What is needed
Leave out the pictures, then reproduce the rest of the material exactly.
-- START OF Stored data --
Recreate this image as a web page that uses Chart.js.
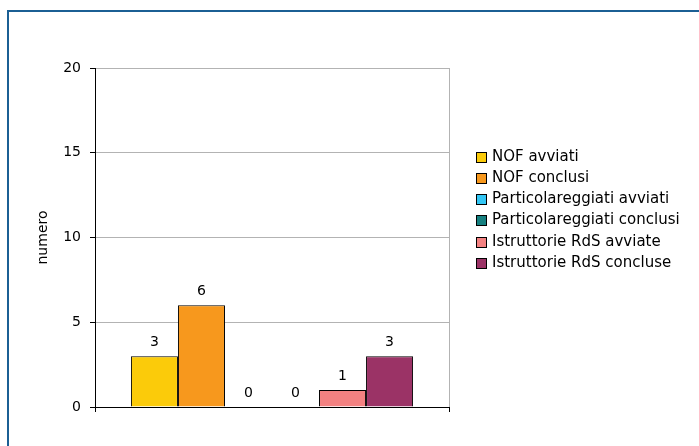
<!DOCTYPE html>
<html>
<head>
<meta charset="utf-8">
<script src="https://cdn.jsdelivr.net/npm/chart.js@4/dist/chart.umd.min.js"></script>
<style>
  html, body { margin: 0; padding: 0; background: #fff; }
  #wrap { position: relative; width: 699px; height: 446px; overflow: hidden; }
  #frame { position: absolute; left: 7px; top: 10px; width: 800px; height: 600px;
           border-top: 2px solid #1b5f94; border-left: 2px solid #1b5f94; box-sizing: border-box; pointer-events: none; }
  canvas { position: absolute; left: 0; top: 0; }
</style>
</head>
<body>
<div id="wrap">
  <canvas id="c" width="699" height="446"></canvas>
  <div id="frame"></div>
</div>
<script>
const categories = [''];
const seriesNames = ['NOF avviati', 'NOF conclusi', 'Particolareggiati avviati', 'Particolareggiati conclusi', 'Istruttorie RdS avviate', 'Istruttorie RdS concluse'];
const nofAvviati = [3];
const nofConclusi = [6];
const partAvviati = [0];
const partConclusi = [0];
const rdsAvviate = [1];
const rdsConcluse = [3];
const seriesColors = ['#FBCB0A', '#F7981D', '#33C6F4', '#168080', '#F38181', '#9B3366'];
const yTicks = [0, 5, 10, 15, 20];
const yTitle = 'numero';

const seriesValues = [nofAvviati, nofConclusi, partAvviati, partConclusi, rdsAvviate, rdsConcluse];
const FONT = '"DejaVu Sans", sans-serif';

const valueLabels = {
  id: 'valueLabels',
  afterDatasetsDraw(chart) {
    const ctx = chart.ctx;
    ctx.save();
    ctx.font = '14px ' + FONT;
    ctx.fillStyle = '#000';
    ctx.textAlign = 'center';
    ctx.textBaseline = 'alphabetic';
    chart.data.datasets.forEach((ds, i) => {
      const meta = chart.getDatasetMeta(i);
      meta.data.forEach((bar, j) => {
        ctx.fillText(String(ds.data[j]), bar.x, bar.y - 10.5);
      });
    });
    ctx.restore();
  }
};

const sideLegend = {
  id: 'sideLegend',
  afterDraw(chart) {
    const ctx = chart.ctx;
    ctx.save();
    ctx.font = '15px ' + FONT;
    ctx.textAlign = 'left';
    ctx.textBaseline = 'middle';
    const x0 = 476, y0 = 156.5, step = 21.33, box = 10;
    chart.data.datasets.forEach((ds, i) => {
      const cy = Math.round(y0 + i * step);
      ctx.fillStyle = ds.backgroundColor;
      ctx.fillRect(x0, cy - 5, box, box);
      ctx.strokeStyle = '#000';
      ctx.lineWidth = 1;
      ctx.strokeRect(x0 + 0.5, cy - 5 + 0.5, box, box);
      ctx.fillStyle = '#000';
      ctx.fillText(ds.label, 492, cy + 0.5);
    });
    ctx.restore();
  }
};

new Chart(document.getElementById('c'), {
  type: 'bar',
  data: {
    labels: categories,
    datasets: seriesNames.map((name, i) => ({
      label: name,
      data: seriesValues[i],
      backgroundColor: seriesColors[i],
      borderColor: '#000',
      borderWidth: 1,
      categoryPercentage: 0.797,
      barPercentage: 1
    }))
  },
  options: {
    responsive: false,
    animation: false,
    layout: { padding: { left: 9, right: 250, top: 68, bottom: 0 } },
    plugins: { legend: { display: false }, tooltip: { enabled: false } },
    scales: {
      x: {
        offset: true,
        grid: { color: '#b3b3b3', tickColor: '#000', tickLength: 5, offset: true },
        border: { color: '#000', width: 1 },
        ticks: { display: false },
        afterFit(scale) { scale.height = 39; }
      },
      y: {
        min: 0, max: 20,
        afterBuildTicks(scale) { scale.ticks = yTicks.map(v => ({ value: v })); },
        grid: { color: '#b3b3b3', tickColor: '#000', tickLength: 5 },
        border: { color: '#000', width: 1 },
        ticks: { color: '#000', font: { family: FONT, size: 14 }, padding: 9 },
        title: { display: true, text: yTitle, color: '#000', font: { family: FONT, size: 14 }, padding: { top: 26, bottom: 0 } },
        afterFit(scale) { scale.width = 86; }
      }
    }
  },
  plugins: [valueLabels, sideLegend]
});
</script>
</body>
</html>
-- END OF Stored data --
Solution to the problem
Recreate this image as a web page that uses Chart.js.
<!DOCTYPE html>
<html>
<head>
<meta charset="utf-8">
<script src="https://cdn.jsdelivr.net/npm/chart.js@4/dist/chart.umd.min.js"></script>
<style>
  html, body { margin: 0; padding: 0; background: #fff; }
  #wrap { position: relative; width: 699px; height: 446px; overflow: hidden; }
  #frame { position: absolute; left: 7px; top: 10px; width: 800px; height: 600px;
           border-top: 2px solid #1b5f94; border-left: 2px solid #1b5f94; box-sizing: border-box; pointer-events: none; }
  canvas { position: absolute; left: 0; top: 0; }
</style>
</head>
<body>
<div id="wrap">
  <canvas id="c" width="699" height="446"></canvas>
  <div id="frame"></div>
</div>
<script>
const categories = [''];
const seriesNames = ['NOF avviati', 'NOF conclusi', 'Particolareggiati avviati', 'Particolareggiati conclusi', 'Istruttorie RdS avviate', 'Istruttorie RdS concluse'];
const nofAvviati = [3];
const nofConclusi = [6];
const partAvviati = [0];
const partConclusi = [0];
const rdsAvviate = [1];
const rdsConcluse = [3];
const seriesColors = ['#FBCB0A', '#F7981D', '#33C6F4', '#168080', '#F38181', '#9B3366'];
const yTicks = [0, 5, 10, 15, 20];
const yTitle = 'numero';

const seriesValues = [nofAvviati, nofConclusi, partAvviati, partConclusi, rdsAvviate, rdsConcluse];
const FONT = '"DejaVu Sans", sans-serif';

const valueLabels = {
  id: 'valueLabels',
  afterDatasetsDraw(chart) {
    const ctx = chart.ctx;
    ctx.save();
    ctx.font = '14px ' + FONT;
    ctx.fillStyle = '#000';
    ctx.textAlign = 'center';
    ctx.textBaseline = 'alphabetic';
    chart.data.datasets.forEach((ds, i) => {
      const meta = chart.getDatasetMeta(i);
      meta.data.forEach((bar, j) => {
        ctx.fillText(String(ds.data[j]), bar.x, bar.y - 10.5);
      });
    });
    ctx.restore();
  }
};

const sideLegend = {
  id: 'sideLegend',
  afterDraw(chart) {
    const ctx = chart.ctx;
    ctx.save();
    ctx.font = '15px ' + FONT;
    ctx.textAlign = 'left';
    ctx.textBaseline = 'middle';
    const x0 = 476, y0 = 156.5, step = 21.33, box = 10;
    chart.data.datasets.forEach((ds, i) => {
      const cy = Math.round(y0 + i * step);
      ctx.fillStyle = ds.backgroundColor;
      ctx.fillRect(x0, cy - 5, box, box);
      ctx.strokeStyle = '#000';
      ctx.lineWidth = 1;
      ctx.strokeRect(x0 + 0.5, cy - 5 + 0.5, box, box);
      ctx.fillStyle = '#000';
      ctx.fillText(ds.label, 492, cy + 0.5);
    });
    ctx.restore();
  }
};

new Chart(document.getElementById('c'), {
  type: 'bar',
  data: {
    labels: categories,
    datasets: seriesNames.map((name, i) => ({
      label: name,
      data: seriesValues[i],
      backgroundColor: seriesColors[i],
      borderColor: '#000',
      borderWidth: 1,
      categoryPercentage: 0.797,
      barPercentage: 1
    }))
  },
  options: {
    responsive: false,
    animation: false,
    layout: { padding: { left: 9, right: 250, top: 68, bottom: 0 } },
    plugins: { legend: { display: false }, tooltip: { enabled: false } },
    scales: {
      x: {
        offset: true,
        grid: { color: '#b3b3b3', tickColor: '#000', tickLength: 5, offset: true },
        border: { color: '#000', width: 1 },
        ticks: { display: false },
        afterFit(scale) { scale.height = 39; }
      },
      y: {
        min: 0, max: 20,
        afterBuildTicks(scale) { scale.ticks = yTicks.map(v => ({ value: v })); },
        grid: { color: '#b3b3b3', tickColor: '#000', tickLength: 5 },
        border: { color: '#000', width: 1 },
        ticks: { color: '#000', font: { family: FONT, size: 14 }, padding: 9 },
        title: { display: true, text: yTitle, color: '#000', font: { family: FONT, size: 14 }, padding: { top: 26, bottom: 0 } },
        afterFit(scale) { scale.width = 86; }
      }
    }
  },
  plugins: [valueLabels, sideLegend]
});
</script>
</body>
</html>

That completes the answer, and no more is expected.